Precision matters in:
- Construction estimates and bid documents
- Material takeoffs for flooring, tile, roofing, and insulation
- Lease agreements and property marketing
- International design coordination
- Academic, engineering, and facility reporting
Common Mistakes to Avoid
Confusing Feet with Square Feet
Feet measure length. Square feet measure area. If a room is 10 feet by 12 feet, the area is 120 ft², not 22 ft. Always multiply dimensions first if you only know length and width.
Using the Wrong Conversion Factor
A frequent error is using 0.3048 directly for area conversion. That number is only for linear feet to meters. For square feet to square meters, you must use 0.09290304.
Rounding Too Early
If you round intermediate values too soon, larger projects can accumulate measurable errors. For professional tasks, keep full precision during calculation and round only the final displayed result.
Manual Conversion Examples
Here are a few examples you can verify with the calculator:
- 300 ft² × 0.09290304 = 27.870912 m²
- 850 ft² × 0.09290304 = 78.967584 m²
- 1,200 ft² × 0.09290304 = 111.483648 m²
- 2,000 ft² × 0.09290304 = 185.80608 m²
These examples show how quickly area values shift into familiar metric scales. A 1,200 ft² home, for instance, becomes roughly 111.48 m², which is a very recognizable benchmark in international property markets.
Use Cases in Property, Design, and Construction
Real Estate
Agents and buyers use conversions to compare listings across countries and platforms. A consistent unit system improves pricing comparisons on a per-area basis. If one listing is in ft² and another in m², conversion makes per-unit cost analysis far easier.
Interior Design
Designers often source furniture and finishes globally. Since many product catalogs use metric dimensions and area recommendations, converting room size into square meters can simplify planning, especially for flooring, rugs, and lighting layouts.
Commercial Facilities
Corporate real estate and workplace teams commonly compare occupancy density metrics across regions. A standardized square meter figure supports portfolio planning, energy benchmarking, and project reporting.
Trusted Government and University Resources
If you want to verify measurement relationships or study related building data, these authoritative sources are helpful:
- National Institute of Standards and Technology (NIST) unit conversion resources
- U.S. Census Bureau housing and construction characteristics
- University of Minnesota Extension measurement and home planning resources
Best Practices for Accurate Area Conversion
- Measure carefully and confirm whether dimensions are interior, exterior, gross, or usable area.
- Keep raw numbers in original units before converting to maintain an audit trail.
- Apply the exact factor of 0.09290304 for square feet to square meters.

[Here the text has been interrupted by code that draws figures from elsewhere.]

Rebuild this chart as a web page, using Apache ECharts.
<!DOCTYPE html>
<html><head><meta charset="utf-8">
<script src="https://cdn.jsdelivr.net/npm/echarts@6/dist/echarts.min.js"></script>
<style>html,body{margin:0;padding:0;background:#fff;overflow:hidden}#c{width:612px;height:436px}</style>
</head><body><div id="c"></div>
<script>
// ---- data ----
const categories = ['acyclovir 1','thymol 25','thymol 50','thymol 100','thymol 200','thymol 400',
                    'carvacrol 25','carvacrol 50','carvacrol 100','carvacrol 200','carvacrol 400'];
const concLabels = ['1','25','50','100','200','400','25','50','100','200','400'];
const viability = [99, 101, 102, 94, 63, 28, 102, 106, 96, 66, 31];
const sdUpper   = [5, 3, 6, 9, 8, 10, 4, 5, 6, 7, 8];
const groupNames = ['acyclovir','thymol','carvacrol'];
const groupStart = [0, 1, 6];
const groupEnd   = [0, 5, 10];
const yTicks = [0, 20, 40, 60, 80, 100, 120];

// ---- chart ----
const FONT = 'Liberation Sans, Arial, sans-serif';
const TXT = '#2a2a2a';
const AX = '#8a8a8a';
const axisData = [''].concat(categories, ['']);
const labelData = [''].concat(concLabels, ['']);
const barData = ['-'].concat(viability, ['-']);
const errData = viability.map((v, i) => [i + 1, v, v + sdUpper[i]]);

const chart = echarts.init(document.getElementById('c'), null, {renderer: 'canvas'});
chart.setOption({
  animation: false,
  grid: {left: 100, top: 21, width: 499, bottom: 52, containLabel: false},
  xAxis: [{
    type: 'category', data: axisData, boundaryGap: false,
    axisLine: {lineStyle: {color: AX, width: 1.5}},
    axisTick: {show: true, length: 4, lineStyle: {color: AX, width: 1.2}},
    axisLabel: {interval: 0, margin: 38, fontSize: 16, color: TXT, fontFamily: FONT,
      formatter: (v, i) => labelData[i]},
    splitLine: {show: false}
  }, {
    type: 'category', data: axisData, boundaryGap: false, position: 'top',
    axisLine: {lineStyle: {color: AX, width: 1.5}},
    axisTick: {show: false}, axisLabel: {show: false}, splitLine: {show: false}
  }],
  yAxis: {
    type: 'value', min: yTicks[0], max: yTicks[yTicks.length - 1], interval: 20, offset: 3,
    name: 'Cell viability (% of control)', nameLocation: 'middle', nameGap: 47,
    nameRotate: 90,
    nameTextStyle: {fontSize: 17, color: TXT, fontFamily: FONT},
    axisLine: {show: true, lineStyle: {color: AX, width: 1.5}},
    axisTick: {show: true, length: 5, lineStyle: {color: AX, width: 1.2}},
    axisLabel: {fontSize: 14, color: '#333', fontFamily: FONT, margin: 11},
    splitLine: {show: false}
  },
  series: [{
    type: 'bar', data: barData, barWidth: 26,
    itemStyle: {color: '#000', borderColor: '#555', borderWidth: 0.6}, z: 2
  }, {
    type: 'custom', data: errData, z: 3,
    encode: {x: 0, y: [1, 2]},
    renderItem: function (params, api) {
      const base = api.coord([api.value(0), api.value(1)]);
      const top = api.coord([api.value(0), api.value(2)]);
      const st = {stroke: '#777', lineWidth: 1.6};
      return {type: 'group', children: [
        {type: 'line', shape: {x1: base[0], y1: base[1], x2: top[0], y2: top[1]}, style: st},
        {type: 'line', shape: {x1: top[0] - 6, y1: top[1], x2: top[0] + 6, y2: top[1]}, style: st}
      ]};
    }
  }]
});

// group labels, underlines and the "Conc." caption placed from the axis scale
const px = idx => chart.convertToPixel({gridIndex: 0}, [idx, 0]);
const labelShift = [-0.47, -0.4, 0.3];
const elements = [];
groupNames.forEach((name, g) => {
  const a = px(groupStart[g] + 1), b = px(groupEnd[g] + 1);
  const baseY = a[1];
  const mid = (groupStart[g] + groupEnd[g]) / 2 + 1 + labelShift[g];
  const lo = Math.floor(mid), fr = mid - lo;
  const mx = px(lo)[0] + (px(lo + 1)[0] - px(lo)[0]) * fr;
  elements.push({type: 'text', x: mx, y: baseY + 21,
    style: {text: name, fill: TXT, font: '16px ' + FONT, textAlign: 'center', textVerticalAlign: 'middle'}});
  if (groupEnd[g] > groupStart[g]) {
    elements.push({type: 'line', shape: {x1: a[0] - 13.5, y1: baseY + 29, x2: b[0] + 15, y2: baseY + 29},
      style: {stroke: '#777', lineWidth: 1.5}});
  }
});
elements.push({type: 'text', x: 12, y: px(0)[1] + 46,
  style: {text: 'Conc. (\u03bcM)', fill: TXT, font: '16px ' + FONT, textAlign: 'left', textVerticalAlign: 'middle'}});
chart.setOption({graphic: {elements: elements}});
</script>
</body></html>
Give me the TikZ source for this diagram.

- Round only at the final stage unless your specification requires fixed decimal reporting.
- Document assumptions, especially in contracts, bids, or shared project files.
Final Takeaway
A square feet to square meter calculator is a simple tool with significant real-world value. It improves clarity across real estate markets, supports accurate project planning, and helps you compare spaces without guesswork. Whether you are evaluating a studio apartment, pricing a flooring job, or reviewing building layouts, the key formula remains the same: multiply square feet by 0.09290304 to get square meters. Use the calculator above whenever you need a fast, professional, and accurate conversion.